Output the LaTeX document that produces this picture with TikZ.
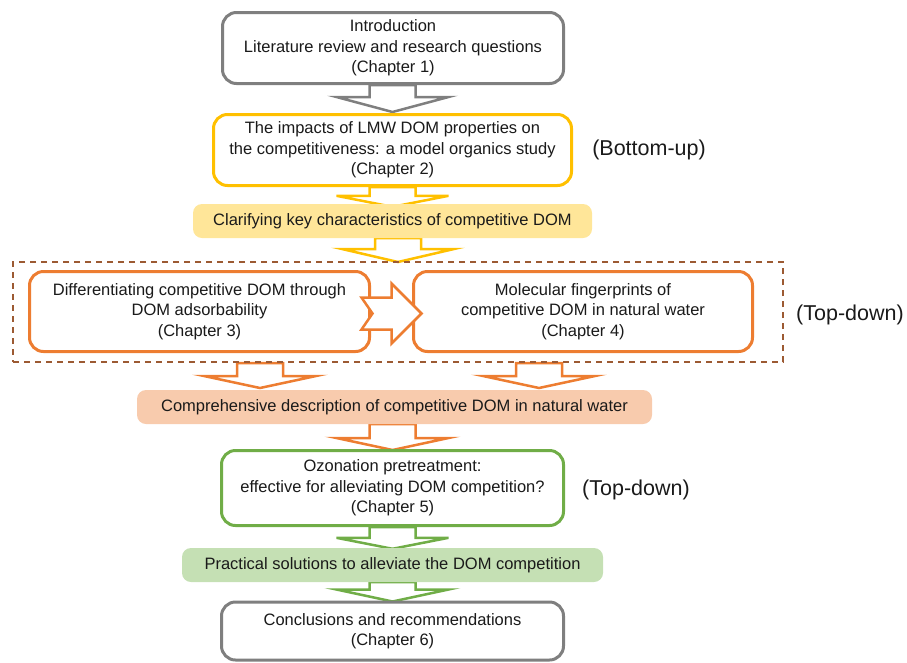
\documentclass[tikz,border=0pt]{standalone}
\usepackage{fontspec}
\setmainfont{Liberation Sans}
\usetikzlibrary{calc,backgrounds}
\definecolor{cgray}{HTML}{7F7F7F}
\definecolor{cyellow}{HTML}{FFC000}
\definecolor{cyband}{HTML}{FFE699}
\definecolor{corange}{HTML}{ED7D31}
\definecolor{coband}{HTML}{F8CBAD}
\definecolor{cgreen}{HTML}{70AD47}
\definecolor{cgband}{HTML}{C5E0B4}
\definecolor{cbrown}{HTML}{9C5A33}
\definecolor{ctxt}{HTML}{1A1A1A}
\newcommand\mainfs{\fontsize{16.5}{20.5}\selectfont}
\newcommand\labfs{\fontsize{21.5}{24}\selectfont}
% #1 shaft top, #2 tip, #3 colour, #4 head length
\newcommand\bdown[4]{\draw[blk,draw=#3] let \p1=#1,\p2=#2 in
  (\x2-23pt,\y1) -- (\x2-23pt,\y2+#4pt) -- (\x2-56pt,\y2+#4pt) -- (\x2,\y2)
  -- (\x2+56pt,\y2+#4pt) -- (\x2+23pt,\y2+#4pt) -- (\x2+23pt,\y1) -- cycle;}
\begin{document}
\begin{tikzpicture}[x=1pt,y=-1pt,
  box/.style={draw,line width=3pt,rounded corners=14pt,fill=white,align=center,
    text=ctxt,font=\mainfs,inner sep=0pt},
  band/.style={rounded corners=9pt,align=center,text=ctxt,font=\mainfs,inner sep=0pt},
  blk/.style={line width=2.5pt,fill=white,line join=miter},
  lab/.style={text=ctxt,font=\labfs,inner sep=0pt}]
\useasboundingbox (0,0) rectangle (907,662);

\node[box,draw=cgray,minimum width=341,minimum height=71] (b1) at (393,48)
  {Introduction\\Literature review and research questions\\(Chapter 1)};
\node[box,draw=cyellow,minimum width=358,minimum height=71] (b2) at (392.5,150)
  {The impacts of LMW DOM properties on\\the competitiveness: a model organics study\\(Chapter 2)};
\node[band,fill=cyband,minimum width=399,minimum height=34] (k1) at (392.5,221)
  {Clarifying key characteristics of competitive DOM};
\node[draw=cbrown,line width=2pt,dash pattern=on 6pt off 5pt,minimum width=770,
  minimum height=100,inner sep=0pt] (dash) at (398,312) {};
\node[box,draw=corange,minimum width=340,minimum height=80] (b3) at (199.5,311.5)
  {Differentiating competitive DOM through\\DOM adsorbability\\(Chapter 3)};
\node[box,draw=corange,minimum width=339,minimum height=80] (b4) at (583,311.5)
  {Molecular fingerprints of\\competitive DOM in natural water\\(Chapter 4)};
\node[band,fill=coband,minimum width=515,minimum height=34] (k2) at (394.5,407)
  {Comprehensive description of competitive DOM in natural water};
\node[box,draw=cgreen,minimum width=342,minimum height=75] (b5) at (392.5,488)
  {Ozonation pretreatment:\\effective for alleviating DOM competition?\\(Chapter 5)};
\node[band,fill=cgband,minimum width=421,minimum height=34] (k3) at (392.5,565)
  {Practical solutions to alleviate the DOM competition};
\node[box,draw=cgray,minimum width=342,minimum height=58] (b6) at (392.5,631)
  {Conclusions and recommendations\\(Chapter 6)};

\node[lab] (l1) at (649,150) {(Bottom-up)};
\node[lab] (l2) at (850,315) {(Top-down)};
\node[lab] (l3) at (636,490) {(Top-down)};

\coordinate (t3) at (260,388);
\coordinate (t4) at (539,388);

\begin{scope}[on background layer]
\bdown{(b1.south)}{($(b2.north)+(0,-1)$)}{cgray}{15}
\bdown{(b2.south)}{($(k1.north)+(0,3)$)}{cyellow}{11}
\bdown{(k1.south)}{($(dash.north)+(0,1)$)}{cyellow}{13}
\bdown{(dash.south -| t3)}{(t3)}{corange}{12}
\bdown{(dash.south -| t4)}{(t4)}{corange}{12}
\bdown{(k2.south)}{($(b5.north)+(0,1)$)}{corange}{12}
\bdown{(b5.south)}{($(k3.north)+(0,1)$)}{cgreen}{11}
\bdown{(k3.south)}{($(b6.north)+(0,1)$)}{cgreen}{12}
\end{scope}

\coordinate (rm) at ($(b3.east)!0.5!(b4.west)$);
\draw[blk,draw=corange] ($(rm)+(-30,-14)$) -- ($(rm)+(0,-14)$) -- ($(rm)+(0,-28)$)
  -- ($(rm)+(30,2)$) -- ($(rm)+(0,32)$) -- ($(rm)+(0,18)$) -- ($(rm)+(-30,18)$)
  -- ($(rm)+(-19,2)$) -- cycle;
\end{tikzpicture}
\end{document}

--------------------------------

# DIRECTIONS FOR THIS TASK
Retype each line of the listing above word for word. Exclude the pictures.

# CORRECT RESPONSE
Output the LaTeX document that produces this picture with TikZ.
\documentclass[tikz,border=0pt]{standalone}
\usepackage{fontspec}
\setmainfont{Liberation Sans}
\usetikzlibrary{calc,backgrounds}
\definecolor{cgray}{HTML}{7F7F7F}
\definecolor{cyellow}{HTML}{FFC000}
\definecolor{cyband}{HTML}{FFE699}
\definecolor{corange}{HTML}{ED7D31}
\definecolor{coband}{HTML}{F8CBAD}
\definecolor{cgreen}{HTML}{70AD47}
\definecolor{cgband}{HTML}{C5E0B4}
\definecolor{cbrown}{HTML}{9C5A33}
\definecolor{ctxt}{HTML}{1A1A1A}
\newcommand\mainfs{\fontsize{16.5}{20.5}\selectfont}
\newcommand\labfs{\fontsize{21.5}{24}\selectfont}
% #1 shaft top, #2 tip, #3 colour, #4 head length
\newcommand\bdown[4]{\draw[blk,draw=#3] let \p1=#1,\p2=#2 in
  (\x2-23pt,\y1) -- (\x2-23pt,\y2+#4pt) -- (\x2-56pt,\y2+#4pt) -- (\x2,\y2)
  -- (\x2+56pt,\y2+#4pt) -- (\x2+23pt,\y2+#4pt) -- (\x2+23pt,\y1) -- cycle;}
\begin{document}
\begin{tikzpicture}[x=1pt,y=-1pt,
  box/.style={draw,line width=3pt,rounded corners=14pt,fill=white,align=center,
    text=ctxt,font=\mainfs,inner sep=0pt},
  band/.style={rounded corners=9pt,align=center,text=ctxt,font=\mainfs,inner sep=0pt},
  blk/.style={line width=2.5pt,fill=white,line join=miter},
  lab/.style={text=ctxt,font=\labfs,inner sep=0pt}]
\useasboundingbox (0,0) rectangle (907,662);

\node[box,draw=cgray,minimum width=341,minimum height=71] (b1) at (393,48)
  {Introduction\\Literature review and research questions\\(Chapter 1)};
\node[box,draw=cyellow,minimum width=358,minimum height=71] (b2) at (392.5,150)
  {The impacts of LMW DOM properties on\\the competitiveness: a model organics study\\(Chapter 2)};
\node[band,fill=cyband,minimum width=399,minimum height=34] (k1) at (392.5,221)
  {Clarifying key characteristics of competitive DOM};
\node[draw=cbrown,line width=2pt,dash pattern=on 6pt off 5pt,minimum width=770,
  minimum height=100,inner sep=0pt] (dash) at (398,312) {};
\node[box,draw=corange,minimum width=340,minimum height=80] (b3) at (199.5,311.5)
  {Differentiating competitive DOM through\\DOM adsorbability\\(Chapter 3)};
\node[box,draw=corange,minimum width=339,minimum height=80] (b4) at (583,311.5)
  {Molecular fingerprints of\\competitive DOM in natural water\\(Chapter 4)};
\node[band,fill=coband,minimum width=515,minimum height=34] (k2) at (394.5,407)
  {Comprehensive description of competitive DOM in natural water};
\node[box,draw=cgreen,minimum width=342,minimum height=75] (b5) at (392.5,488)
  {Ozonation pretreatment:\\effective for alleviating DOM competition?\\(Chapter 5)};
\node[band,fill=cgband,minimum width=421,minimum height=34] (k3) at (392.5,565)
  {Practical solutions to alleviate the DOM competition};
\node[box,draw=cgray,minimum width=342,minimum height=58] (b6) at (392.5,631)
  {Conclusions and recommendations\\(Chapter 6)};

\node[lab] (l1) at (649,150) {(Bottom-up)};
\node[lab] (l2) at (850,315) {(Top-down)};
\node[lab] (l3) at (636,490) {(Top-down)};

\coordinate (t3) at (260,388);
\coordinate (t4) at (539,388);

\begin{scope}[on background layer]
\bdown{(b1.south)}{($(b2.north)+(0,-1)$)}{cgray}{15}
\bdown{(b2.south)}{($(k1.north)+(0,3)$)}{cyellow}{11}
\bdown{(k1.south)}{($(dash.north)+(0,1)$)}{cyellow}{13}
\bdown{(dash.south -| t3)}{(t3)}{corange}{12}
\bdown{(dash.south -| t4)}{(t4)}{corange}{12}
\bdown{(k2.south)}{($(b5.north)+(0,1)$)}{corange}{12}
\bdown{(b5.south)}{($(k3.north)+(0,1)$)}{cgreen}{11}
\bdown{(k3.south)}{($(b6.north)+(0,1)$)}{cgreen}{12}
\end{scope}

\coordinate (rm) at ($(b3.east)!0.5!(b4.west)$);
\draw[blk,draw=corange] ($(rm)+(-30,-14)$) -- ($(rm)+(0,-14)$) -- ($(rm)+(0,-28)$)
  -- ($(rm)+(30,2)$) -- ($(rm)+(0,32)$) -- ($(rm)+(0,18)$) -- ($(rm)+(-30,18)$)
  -- ($(rm)+(-19,2)$) -- cycle;
\end{tikzpicture}
\end{document}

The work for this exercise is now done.